Mühelos und nur wenig schwankend konnte sie von ihrem Bett aufstehen, als ich sie kurz nach Mitternacht mit einigen anderen in die Küche schleifte. Gut, wir hatten den Wechsel verpasst, aber was machte das schon? Alle standen halb oder komplett betrunken in der Küche, wir hoben die Gläser und wünschten ohne Countdown, da das ein wenig zu spät gekommen wäre, ein schönes neues Jahr. Jeder goss sich das Billiggetränk in den Rachen und seltsamerweise schmeckte es gar nicht so schlecht, zumindest für mich.

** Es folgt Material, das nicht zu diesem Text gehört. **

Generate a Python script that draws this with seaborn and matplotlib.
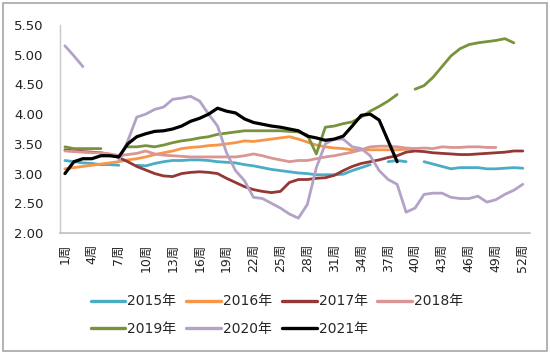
import numpy as np
import pandas as pd
import matplotlib
matplotlib.use("Agg")
import matplotlib.pyplot as plt
from matplotlib.lines import Line2D
from matplotlib.patches import Rectangle
import seaborn as sns

nan = np.nan
weeks = list(range(1, 53))
tick_weeks = list(range(1, 53, 3))
tick_labels = [f"{w}周" for w in tick_weeks]
years = ["2015年", "2016年", "2017年", "2018年", "2019年", "2020年", "2021年"]

y2015 = [3.22, 3.20, 3.18, 3.17, 3.15, 3.15, 3.14, nan, 3.14, 3.13, 3.17, 3.20, 3.22,
         3.22, 3.23, 3.23, 3.22, 3.20, 3.19, 3.18, 3.15, 3.13, 3.10, 3.07, 3.05, 3.03,
         3.01, 3.00, 2.98, 2.98, 2.98, 2.99, 3.05, 3.10, 3.15, nan, 3.20, 3.22, 3.20,
         nan, 3.20, 3.16, 3.12, 3.08, 3.10, 3.10, 3.10, 3.08, 3.08, 3.09, 3.10, 3.09]
y2016 = [3.08, 3.10, 3.12, 3.14, 3.16, 3.18, 3.20, 3.23, 3.25, 3.28, 3.32, 3.35, 3.38,
         3.42, 3.44, 3.45, 3.47, 3.48, 3.50, 3.52, 3.55, 3.54, 3.56, 3.58, 3.60, 3.62,
         3.58, 3.53, 3.48, 3.45, 3.43, 3.42, 3.40, 3.40, 3.40, 3.40, 3.40, 3.40, 3.41,
         3.42, nan, nan, nan, nan, nan, nan, nan, nan, nan, nan, nan, nan]
y2017 = [3.40, 3.38, 3.37, 3.36, 3.35, 3.32, 3.27, 3.20, 3.12, 3.06, 3.00, 2.96, 2.95,
         3.00, 3.02, 3.03, 3.02, 3.00, 2.92, 2.85, 2.78, 2.73, 2.70, 2.68, 2.70, 2.85,
         2.90, 2.90, 2.92, 2.93, 2.97, 3.05, 3.12, 3.17, 3.20, 3.23, 3.27, 3.30, 3.36,
         3.38, 3.37, 3.35, 3.34, 3.33, 3.32, 3.32, 3.33, 3.34, 3.35, 3.36, 3.38, 3.38]
y2018 = [3.38, 3.37, 3.36, 3.35, 3.35, 3.33, 3.30, 3.32, 3.34, 3.38, 3.33, 3.31, 3.30,
         3.29, 3.28, 3.28, 3.28, 3.28, 3.28, 3.28, 3.30, 3.33, 3.30, 3.26, 3.23, 3.20,
         3.22, 3.22, 3.25, 3.28, 3.30, 3.33, 3.36, 3.40, 3.45, 3.46, 3.46, 3.45, 3.43,
         3.42, 3.43, 3.42, 3.45, 3.44, 3.44, 3.45, 3.45, 3.44, 3.44, nan, nan, nan]
y2019 = [3.45, 3.42, 3.42, 3.42, 3.42, nan, nan, 3.45, 3.45, 3.47, 3.45, 3.48, 3.52,
         3.55, 3.57, 3.60, 3.62, 3.66, 3.68, 3.70, 3.72, 3.72, 3.72, 3.72, 3.72, 3.71,
         3.70, 3.65, 3.33, 3.78, 3.80, 3.84, 3.87, 3.95, 4.05, 4.13, 4.22, 4.33, nan,
         4.42, 4.48, 4.62, 4.80, 4.98, 5.10, 5.17, 5.20, 5.22, 5.24, 5.27, 5.20, nan]
y2020 = [5.15, 4.98, 4.80, nan, nan, nan, 3.22, 3.55, 3.95, 4.00, 4.08, 4.12, 4.25,
         4.27, 4.30, 4.22, 4.00, 3.80, 3.35, 3.05, 2.88, 2.60, 2.58, 2.50, 2.42, 2.32,
         2.25, 2.48, 3.10, 3.50, 3.58, 3.58, 3.45, 3.42, 3.30, 3.05, 2.90, 2.82, 2.35,
         2.42, 2.65, 2.67, 2.67, 2.60, 2.58, 2.58, 2.62, 2.52, 2.56, 2.65, 2.72, 2.82]
y2021 = [3.00, 3.20, 3.25, 3.25, 3.30, 3.30, 3.28, 3.50, 3.62, 3.67, 3.71, 3.72, 3.75,
         3.80, 3.88, 3.93, 4.00, 4.10, 4.05, 4.02, 3.92, 3.86, 3.83, 3.80, 3.78, 3.75,
         3.72, 3.63, 3.60, 3.56, 3.58, 3.63, 3.80, 3.98, 4.00, 3.90, 3.55, 3.20,
         nan, nan, nan, nan, nan, nan, nan, nan, nan, nan, nan, nan, nan, nan]

series = [y2015, y2016, y2017, y2018, y2019, y2020, y2021]
colors = ["#4BACC6", "#F79646", "#953735", "#D99694", "#77933C", "#B3A2C7", "#000000"]
widths = [2.0, 2.0, 2.0, 2.0, 2.0, 2.0, 2.3]

sns.set_style("white")
plt.rcParams["font.family"] = ["DejaVu Sans", "Noto Sans CJK SC"]

fig = plt.figure(figsize=(5.5, 3.54), dpi=100)
ax = fig.add_axes([60 / 550, 1 - 233 / 354, 470 / 550, 208 / 354])

for name, vals, c, lw in zip(years, series, colors, widths):
    arr = np.array(vals, dtype=float)
    seg = np.cumsum(np.isnan(arr))
    df = pd.DataFrame({"week": weeks, "price": arr, "seg": seg}).dropna()
    sns.lineplot(data=df, x="week", y="price", units="seg", estimator=None,
                 color=c, linewidth=lw, ax=ax, legend=False)

ax.set_xlim(0.45, 52.8)
ax.set_ylim(2.0, 5.5)
ax.set_yticks(np.arange(2.0, 5.51, 0.5))
ax.set_yticklabels([f"{v:.2f}" for v in np.arange(2.0, 5.51, 0.5)])
ax.set_xticks(tick_weeks)
ax.set_xticklabels(tick_labels, rotation=90)
ax.tick_params(axis="x", length=0, pad=8, labelsize=9, colors="#222222")
ax.tick_params(axis="y", length=0, pad=12, labelsize=9.5, colors="#222222")
ax.set_xlabel("")
ax.set_ylabel("")
for s in ["top", "right"]:
    ax.spines[s].set_visible(False)
ax.spines["left"].set_color("#C8C8C8")
ax.spines["bottom"].set_color("#BFBFBF")
ax.spines["left"].set_linewidth(1.0)
ax.spines["bottom"].set_linewidth(1.2)

handles = [Line2D([0], [0], color=c, lw=2.4) for c in colors]
order = [0, 4, 1, 5, 2, 6, 3]
fig.legend([handles[i] for i in order], [years[i] for i in order],
           ncol=4, loc="center", bbox_to_anchor=(277 / 550, 1 - 315 / 354),
           frameon=False, fontsize=10, handlelength=2.5, handletextpad=0.15,
           columnspacing=0.7, labelspacing=0.95)

fig.patches.append(Rectangle((3 / 550, 3 / 354), 544 / 550, 348 / 354,
                             transform=fig.transFigure, fill=False,
                             edgecolor="#A6A6A6", linewidth=1.2))

fig.savefig("out.png", dpi=100)
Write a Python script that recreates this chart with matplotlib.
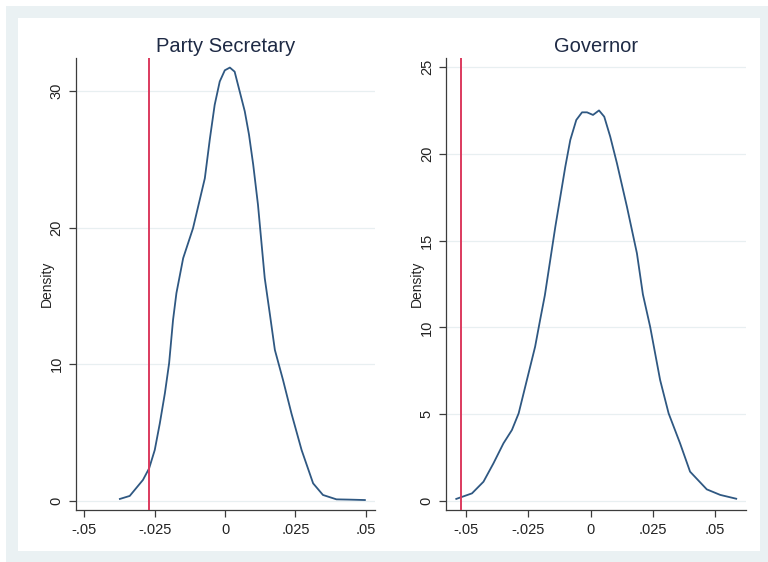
import matplotlib.pyplot as plt
from matplotlib.patches import Rectangle

# kernel density traces
ps_x = [-0.0374, -0.0339, -0.0292, -0.0270, -0.0250, -0.0232, -0.0214, -0.0199, -0.0185,
        -0.0173, -0.0149, -0.0114, -0.0072, -0.0054, -0.0037, -0.0019, -0.0001, 0.0017,
        0.0034, 0.0052, 0.0070, 0.0085, 0.0100, 0.0117, 0.0129, 0.0141, 0.0159, 0.0177,
        0.0206, 0.0236, 0.0272, 0.0313, 0.0348, 0.0396, 0.0443, 0.0497]
ps_y = [0.15, 0.37, 1.54, 2.39, 3.73, 5.68, 7.88, 10.07, 13.24,
        15.2, 17.76, 19.95, 23.6, 26.5, 28.97, 30.68, 31.5, 31.7,
        31.4, 29.95, 28.5, 26.8, 24.6, 21.66, 18.97, 16.3, 13.7, 11.05,
        8.85, 6.4, 3.73, 1.29, 0.44, 0.12, 0.1, 0.07]
ps_line = -0.0271

gov_x = [-0.0538, -0.0475, -0.0429, -0.0389, -0.0349, -0.0315, -0.0288, -0.0255, -0.0222,
         -0.0202, -0.0183, -0.0141, -0.0101, -0.0081, -0.0057, -0.0034, -0.0014, 0.0010,
         0.0034, 0.0055, 0.0079, 0.0106, 0.0146, 0.0186, 0.0210, 0.0239, 0.0279, 0.0313,
         0.0359, 0.0399, 0.0466, 0.0520, 0.0584]
gov_y = [0.12, 0.44, 1.11, 2.17, 3.32, 4.09, 5.05, 6.97, 8.89,
         10.43, 11.85, 15.8, 19.26, 20.8, 21.95, 22.39, 22.39, 22.24,
         22.5, 22.14, 20.99, 19.45, 16.95, 14.27, 11.9, 10.04, 6.97, 5.05,
         3.32, 1.69, 0.67, 0.35, 0.13]
gov_line = -0.0519

xticks = [-0.05, -0.025, 0, 0.025, 0.05]
xlabels = ['-.05', '-.025', '0', '.025', '.05']

line_col = '#2f5882'
red_col = '#dc3a5e'
grid_col = '#e8eff1'
axis_col = '#3c3c3c'
text_col = '#222222'

plt.rcParams['font.family'] = ['Liberation Sans', 'DejaVu Sans']

fig = plt.figure(figsize=(7.68, 5.62), dpi=100)
fig.patches.append(Rectangle((6 / 768, 0), 1, 1 - 6 / 562, transform=fig.transFigure,
                             facecolor='#eaf1f3', edgecolor='none', zorder=-2))
fig.patches.append(Rectangle((18 / 768, 11 / 562), 742 / 768, 533 / 562,
                             transform=fig.transFigure, facecolor='white',
                             edgecolor='none', zorder=-1))

panels = [
    ([76 / 768, 0.0925, 299 / 768, 0.8043], ps_x, ps_y, ps_line, 'Party Secretary',
     (-0.053, 0.0533), (-0.66, 32.4), [0, 10, 20, 30]),
    ([446.3 / 768, 0.0925, 299.4 / 768, 0.8043], gov_x, gov_y, gov_line, 'Governor',
     (-0.0578, 0.0622), (-0.52, 25.52), [0, 5, 10, 15, 20, 25]),
]

for rect, x, y, vline, title, xlim, ylim, yticks in panels:
    ax = fig.add_axes(rect)
    ax.set_facecolor('none')
    for yt in yticks:
        ax.axhline(yt, color=grid_col, lw=0.9, zorder=0)
    ax.plot(x, y, color=line_col, lw=1.3, zorder=2)
    ax.axvline(vline, color=red_col, lw=1.4, zorder=3)
    ax.set_xlim(*xlim)
    ax.set_ylim(*ylim)
    ax.set_xticks(xticks)
    ax.set_xticklabels(xlabels)
    ax.set_yticks(yticks)
    ax.set_yticklabels([str(v) for v in yticks], rotation=90, va='center')
    for s in ['top', 'right']:
        ax.spines[s].set_visible(False)
    for s in ['left', 'bottom']:
        ax.spines[s].set_color(axis_col)
        ax.spines[s].set_linewidth(0.9)
    ax.tick_params(direction='out', length=5, width=0.9, color=axis_col,
                   labelsize=10.5, labelcolor=text_col, pad=4)
    ax.set_ylabel('Density', fontsize=10, color=text_col, labelpad=-3)
    ax.set_title(title, fontsize=14.5, color='#1e2a45', pad=4)

fig.savefig('out.png', dpi=100, facecolor='white')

Der Alkohol in meinem Blut tat fleißig seine Arbeit und hieß jeden brüderlichen Neuzugang willkommen.

Was gibt es sonst noch zu erzählen? Das Feuerwerk war schön von drinnen anzuhören, als wir uns kurzentschlossen zu fünft ins Bett legten, welches eigentlich selbst für zwei schon zu klein war. Die Handschellen in meinem Rucksack fanden in dieser Nacht leider keine Verwendung mehr, aber es war trotzdem nett.

Am nächsten Morgen war der Arm von Frau Anders bereits ein wenig blau und eiskalt geworden, aber es ging, wie sie selbst versicherte. Das erfuhr ich jedoch nur per Telefon, da meine Partnerin und ich uns bereits vorher dazu entschieden hatten, den Rest der Nacht besser zu Hause zu verbringen. Was mittlerweile mit ihrem Arm ist, weiß ich nicht. Ihr Bruder wird sie verpfiffen haben und dann muss Frau Anders wahrscheinlich, wenn sie sich nicht zu wehren weiß, wieder ins Sanatorium. Geht mich ja eigentlich nichts mehr an. Ich hatte mein schönes Silvester. Schönes Silvester? Das letzte Jahr klebt mir noch wie Scheiße unterm Schuh. Im nächsten Jahr werde ich mich erst einmal damit beschäftigen, diesen Mist aus den Rillen herauszukratzen, bevor ich mir solch tiefschürfende Fragen beantworten kann.

Alles in allem, wenn ich rückblickend darüber nachdenke, war der Abend wohl ziemlich daneben.